From Revising W3C Process Community Group

Comment

6.9 Obsoleting or Rescinding a W3C Recommendation
 It should be possible for the Director restore a Rescinded
 Recommendation. We cannot predict the future. Suppose the
 Director rescinded a Recommendation because of a patent issue
 but then that patent is invalidated. We might want to restore
 the Recommendation. The Patent Policy says:
   "If the Recommendation is rescinded by W3C, then no new licenses
   need be granted but any licenses granted before the Recommendation
   was rescinded shall remain in effect."
 I believe that allows room to restore a Rescinded Recommendation
 and get new licenses.
 Discussion
 CMN: I agree here too, although it *feels* different. But the process is in 
 all cases the same - an AC review, and subsequent Director's decision.
 I note that since W3C has never rescinded a Recommendation this is somewhat theoretical.
 Also, I believe the Patent Policy implications are clear - a commitment 
 was made to a document, should that document be published as a Recommendation. 

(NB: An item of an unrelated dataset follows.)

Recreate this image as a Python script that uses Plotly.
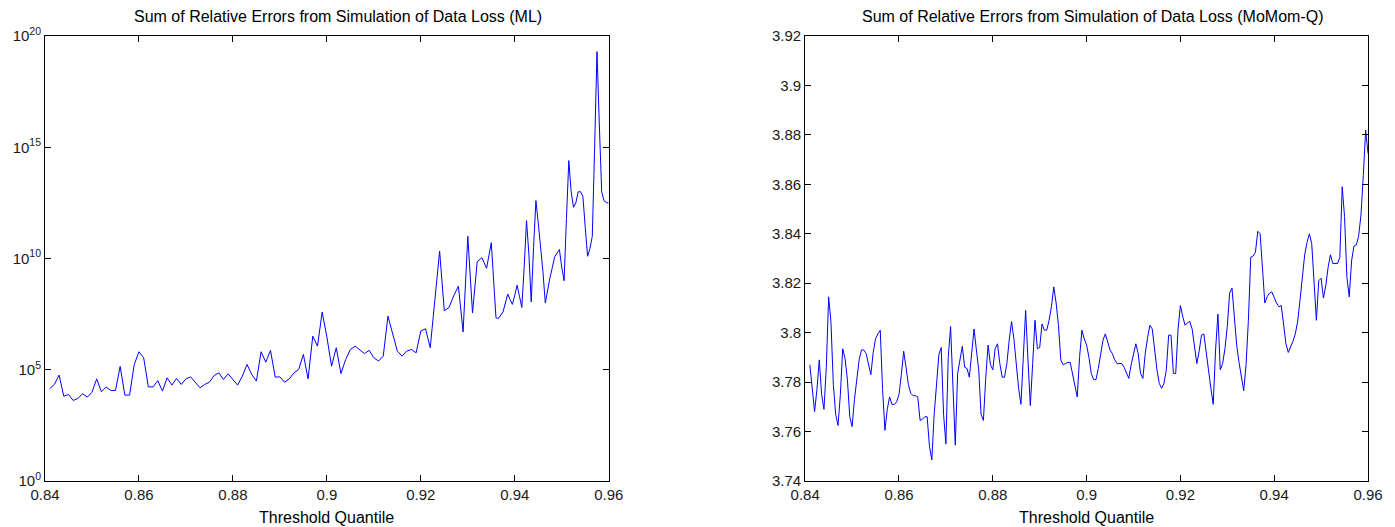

 By Restoring the Recommendation the condition is once more fulfilled, and 
 new licenses are granted.
 I wanted to call that out, before people reacted to the different 
 feeling and suggested this was a different thing in practice.
 DS: I don’t think reversing a rescinsion is that easy at all.  
 We may, as a community, have taken steps consequent on something 
 being rescinded and knowing it can’t get new licenses.  The licensors 
 may have taken steps knowing that they cannot be asked to grant new 
 licenses.  And so on.
 I fear reversing rescinsion is not as simple as reversing obsoletion.